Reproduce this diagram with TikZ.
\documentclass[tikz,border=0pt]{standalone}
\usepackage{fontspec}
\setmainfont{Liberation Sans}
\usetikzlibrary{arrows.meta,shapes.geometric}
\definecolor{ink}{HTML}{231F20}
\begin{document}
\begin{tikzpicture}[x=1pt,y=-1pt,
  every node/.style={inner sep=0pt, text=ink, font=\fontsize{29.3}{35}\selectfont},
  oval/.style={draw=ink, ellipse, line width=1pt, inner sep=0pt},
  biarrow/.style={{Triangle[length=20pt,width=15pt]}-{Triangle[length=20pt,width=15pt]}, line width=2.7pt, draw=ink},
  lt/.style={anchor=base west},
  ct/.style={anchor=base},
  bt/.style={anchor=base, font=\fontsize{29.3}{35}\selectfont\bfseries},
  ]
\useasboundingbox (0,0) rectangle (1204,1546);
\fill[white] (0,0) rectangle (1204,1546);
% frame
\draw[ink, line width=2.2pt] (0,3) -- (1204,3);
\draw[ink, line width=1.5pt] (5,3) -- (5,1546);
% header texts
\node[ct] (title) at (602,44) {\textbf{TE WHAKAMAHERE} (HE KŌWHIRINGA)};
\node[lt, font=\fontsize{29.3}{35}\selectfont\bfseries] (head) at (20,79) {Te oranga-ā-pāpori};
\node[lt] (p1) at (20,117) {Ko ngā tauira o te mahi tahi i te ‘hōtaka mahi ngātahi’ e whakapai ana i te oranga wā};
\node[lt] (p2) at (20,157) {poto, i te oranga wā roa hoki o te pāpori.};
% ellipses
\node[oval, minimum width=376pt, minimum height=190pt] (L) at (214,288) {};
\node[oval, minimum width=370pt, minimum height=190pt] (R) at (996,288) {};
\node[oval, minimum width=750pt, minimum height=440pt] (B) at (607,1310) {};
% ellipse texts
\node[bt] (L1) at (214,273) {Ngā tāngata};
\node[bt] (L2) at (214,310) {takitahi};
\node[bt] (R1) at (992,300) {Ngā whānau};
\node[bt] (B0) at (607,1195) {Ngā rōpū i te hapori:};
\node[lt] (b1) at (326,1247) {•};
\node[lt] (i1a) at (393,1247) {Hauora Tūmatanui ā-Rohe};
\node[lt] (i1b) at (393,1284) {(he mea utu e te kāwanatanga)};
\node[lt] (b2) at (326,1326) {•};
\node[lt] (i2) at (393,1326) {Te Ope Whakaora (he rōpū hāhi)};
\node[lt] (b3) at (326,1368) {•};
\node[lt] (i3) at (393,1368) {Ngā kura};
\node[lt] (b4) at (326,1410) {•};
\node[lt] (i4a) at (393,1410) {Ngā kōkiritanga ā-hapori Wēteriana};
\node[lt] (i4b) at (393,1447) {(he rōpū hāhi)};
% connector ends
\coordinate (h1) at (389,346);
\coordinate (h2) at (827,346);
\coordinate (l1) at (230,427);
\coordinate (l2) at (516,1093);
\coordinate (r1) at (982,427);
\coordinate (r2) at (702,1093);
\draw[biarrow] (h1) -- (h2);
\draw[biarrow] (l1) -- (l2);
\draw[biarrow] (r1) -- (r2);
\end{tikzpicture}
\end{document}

----

*Problem to work on:* Output the whole listing above again, word for word.

*Right answer:*
Reproduce this diagram with TikZ.
\documentclass[tikz,border=0pt]{standalone}
\usepackage{fontspec}
\setmainfont{Liberation Sans}
\usetikzlibrary{arrows.meta,shapes.geometric}
\definecolor{ink}{HTML}{231F20}
\begin{document}
\begin{tikzpicture}[x=1pt,y=-1pt,
  every node/.style={inner sep=0pt, text=ink, font=\fontsize{29.3}{35}\selectfont},
  oval/.style={draw=ink, ellipse, line width=1pt, inner sep=0pt},
  biarrow/.style={{Triangle[length=20pt,width=15pt]}-{Triangle[length=20pt,width=15pt]}, line width=2.7pt, draw=ink},
  lt/.style={anchor=base west},
  ct/.style={anchor=base},
  bt/.style={anchor=base, font=\fontsize{29.3}{35}\selectfont\bfseries},
  ]
\useasboundingbox (0,0) rectangle (1204,1546);
\fill[white] (0,0) rectangle (1204,1546);
% frame
\draw[ink, line width=2.2pt] (0,3) -- (1204,3);
\draw[ink, line width=1.5pt] (5,3) -- (5,1546);
% header texts
\node[ct] (title) at (602,44) {\textbf{TE WHAKAMAHERE} (HE KŌWHIRINGA)};
\node[lt, font=\fontsize{29.3}{35}\selectfont\bfseries] (head) at (20,79) {Te oranga-ā-pāpori};
\node[lt] (p1) at (20,117) {Ko ngā tauira o te mahi tahi i te ‘hōtaka mahi ngātahi’ e whakapai ana i te oranga wā};
\node[lt] (p2) at (20,157) {poto, i te oranga wā roa hoki o te pāpori.};
% ellipses
\node[oval, minimum width=376pt, minimum height=190pt] (L) at (214,288) {};
\node[oval, minimum width=370pt, minimum height=190pt] (R) at (996,288) {};
\node[oval, minimum width=750pt, minimum height=440pt] (B) at (607,1310) {};
% ellipse texts
\node[bt] (L1) at (214,273) {Ngā tāngata};
\node[bt] (L2) at (214,310) {takitahi};
\node[bt] (R1) at (992,300) {Ngā whānau};
\node[bt] (B0) at (607,1195) {Ngā rōpū i te hapori:};
\node[lt] (b1) at (326,1247) {•};
\node[lt] (i1a) at (393,1247) {Hauora Tūmatanui ā-Rohe};
\node[lt] (i1b) at (393,1284) {(he mea utu e te kāwanatanga)};
\node[lt] (b2) at (326,1326) {•};
\node[lt] (i2) at (393,1326) {Te Ope Whakaora (he rōpū hāhi)};
\node[lt] (b3) at (326,1368) {•};
\node[lt] (i3) at (393,1368) {Ngā kura};
\node[lt] (b4) at (326,1410) {•};
\node[lt] (i4a) at (393,1410) {Ngā kōkiritanga ā-hapori Wēteriana};
\node[lt] (i4b) at (393,1447) {(he rōpū hāhi)};
% connector ends
\coordinate (h1) at (389,346);
\coordinate (h2) at (827,346);
\coordinate (l1) at (230,427);
\coordinate (l2) at (516,1093);
\coordinate (r1) at (982,427);
\coordinate (r2) at (702,1093);
\draw[biarrow] (h1) -- (h2);
\draw[biarrow] (l1) -- (l2);
\draw[biarrow] (r1) -- (r2);
\end{tikzpicture}
\end{document}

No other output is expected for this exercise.